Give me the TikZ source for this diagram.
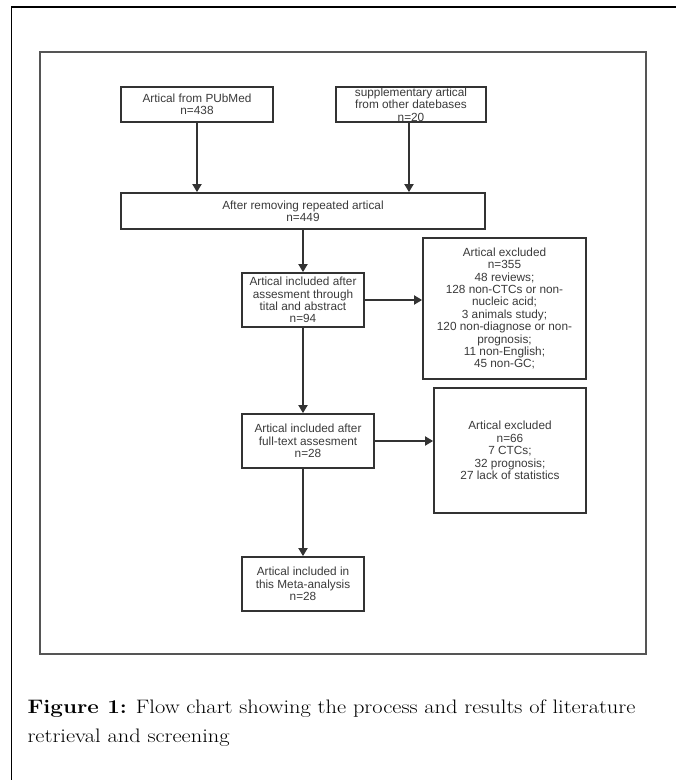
\documentclass[tikz,border=0pt]{standalone}
\usepackage{fontspec}
\usepackage{tikz}
\usetikzlibrary{
arrows.meta,
positioning
}
\newfontfamily\boxfont{Liberation Sans}
\definecolor{frgray}{HTML}{555555}
\definecolor{boxline}{HTML}{333333}
\definecolor{boxtext}{HTML}{3A3A3A}

\begin{document}
\begin{tikzpicture}[
  x=1pt, y=-1pt,
  >={Triangle[length=8pt, width=9pt]},
  flowbox/.style={draw=boxline, line width=1.8pt, align=center, inner sep=0pt,
    text=boxtext, font=\boxfont\fontsize{11.8}{12.4}\selectfont},
  flowarrow/.style={->, line width=1.8pt, draw=boxline},
  captext/.style={anchor=base west, font=\fontsize{19.5}{29}\selectfont}
]
\useasboundingbox (0,0) rectangle (676,780);

% Frames
\draw[line width=1.3pt] (11.5,780) |- (676,7);
\draw[frgray, line width=1.8pt] (40,52) rectangle (646,654);

% Sources
\node[flowbox, minimum width=152pt, minimum height=35pt] (pubmed) at (197,104.5) {Artical from PUbMed\\n=438};
\node[flowbox, minimum width=150pt, minimum height=35pt] (suppl) at (411,104.5) {supplementary artical\\from other datebases\\n=20};

% Screening steps
\node[flowbox, minimum width=364pt, minimum height=36pt] (dedup) at (303,211) {After removing repeated artical\\n=449};
\node[flowbox, minimum width=122pt, minimum height=54pt] (title) at (303,300) {Artical included after\\assesment through\\tital and abstract\\n=94};
\node[flowbox, minimum width=132pt, minimum height=54pt] (fulltext) at (308,441) {Artical included after\\full-text assesment\\n=28};
\node[flowbox, minimum width=122pt, minimum height=54pt] (meta) at (303,584) {Artical included in\\this Meta-analysis\\n=28};

% Exclusions
\node[flowbox, minimum width=163pt, minimum height=141pt] (excla) at (504.5,308.5) {Artical excluded\\n=355\\48 reviews;\\128 non-CTCs or non-\\nucleic acid;\\3 animals study;\\120 non-diagnose or non-\\prognosis;\\11 non-English;\\45 non-GC;};
\node[flowbox, minimum width=152pt, minimum height=125pt] (exclb) at (510,450.5) {Artical excluded\\n=66\\7 CTCs;\\32 prognosis;\\27 lack of statistics};

% Arrows
\draw[flowarrow] (pubmed.south) -- (pubmed.south |- dedup.north);
\draw[flowarrow] ([xshift=-2pt]suppl.south) -- ([xshift=-2pt]suppl.south |- dedup.north);
\draw[flowarrow] (dedup.south) -- (title.north);
\draw[flowarrow] (title.east) -- (title.east -| excla.west);
\draw[flowarrow] (title.south) -- (title.south |- fulltext.north);
\draw[flowarrow] (fulltext.east) -- (fulltext.east -| exclb.west);
\draw[flowarrow] (meta.north |- fulltext.south) -- (meta.north);

% Caption
\node[captext] (caption) at (24,713) {\scalebox{1.15}[1]{\textbf{Figure 1:} Flow chart showing the process and results of literature}};
\node[captext] (captionb) at (24,742) {\scalebox{1.15}[1]{retrieval and screening}};

\end{tikzpicture}
\end{document}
——
• **EXERCISE DESCRIPTION**
Write the listing above out again exactly, dropping each image.

• **RESULT**
Give me the TikZ source for this diagram.
\documentclass[tikz,border=0pt]{standalone}
\usepackage{fontspec}
\usepackage{tikz}
\usetikzlibrary{
arrows.meta,
positioning
}
\newfontfamily\boxfont{Liberation Sans}
\definecolor{frgray}{HTML}{555555}
\definecolor{boxline}{HTML}{333333}
\definecolor{boxtext}{HTML}{3A3A3A}

\begin{document}
\begin{tikzpicture}[
  x=1pt, y=-1pt,
  >={Triangle[length=8pt, width=9pt]},
  flowbox/.style={draw=boxline, line width=1.8pt, align=center, inner sep=0pt,
    text=boxtext, font=\boxfont\fontsize{11.8}{12.4}\selectfont},
  flowarrow/.style={->, line width=1.8pt, draw=boxline},
  captext/.style={anchor=base west, font=\fontsize{19.5}{29}\selectfont}
]
\useasboundingbox (0,0) rectangle (676,780);

% Frames
\draw[line width=1.3pt] (11.5,780) |- (676,7);
\draw[frgray, line width=1.8pt] (40,52) rectangle (646,654);

% Sources
\node[flowbox, minimum width=152pt, minimum height=35pt] (pubmed) at (197,104.5) {Artical from PUbMed\\n=438};
\node[flowbox, minimum width=150pt, minimum height=35pt] (suppl) at (411,104.5) {supplementary artical\\from other datebases\\n=20};

% Screening steps
\node[flowbox, minimum width=364pt, minimum height=36pt] (dedup) at (303,211) {After removing repeated artical\\n=449};
\node[flowbox, minimum width=122pt, minimum height=54pt] (title) at (303,300) {Artical included after\\assesment through\\tital and abstract\\n=94};
\node[flowbox, minimum width=132pt, minimum height=54pt] (fulltext) at (308,441) {Artical included after\\full-text assesment\\n=28};
\node[flowbox, minimum width=122pt, minimum height=54pt] (meta) at (303,584) {Artical included in\\this Meta-analysis\\n=28};

% Exclusions
\node[flowbox, minimum width=163pt, minimum height=141pt] (excla) at (504.5,308.5) {Artical excluded\\n=355\\48 reviews;\\128 non-CTCs or non-\\nucleic acid;\\3 animals study;\\120 non-diagnose or non-\\prognosis;\\11 non-English;\\45 non-GC;};
\node[flowbox, minimum width=152pt, minimum height=125pt] (exclb) at (510,450.5) {Artical excluded\\n=66\\7 CTCs;\\32 prognosis;\\27 lack of statistics};

% Arrows
\draw[flowarrow] (pubmed.south) -- (pubmed.south |- dedup.north);
\draw[flowarrow] ([xshift=-2pt]suppl.south) -- ([xshift=-2pt]suppl.south |- dedup.north);
\draw[flowarrow] (dedup.south) -- (title.north);
\draw[flowarrow] (title.east) -- (title.east -| excla.west);
\draw[flowarrow] (title.south) -- (title.south |- fulltext.north);
\draw[flowarrow] (fulltext.east) -- (fulltext.east -| exclb.west);
\draw[flowarrow] (meta.north |- fulltext.south) -- (meta.north);

% Caption
\node[captext] (caption) at (24,713) {\scalebox{1.15}[1]{\textbf{Figure 1:} Flow chart showing the process and results of literature}};
\node[captext] (captionb) at (24,742) {\scalebox{1.15}[1]{retrieval and screening}};

\end{tikzpicture}
\end{document}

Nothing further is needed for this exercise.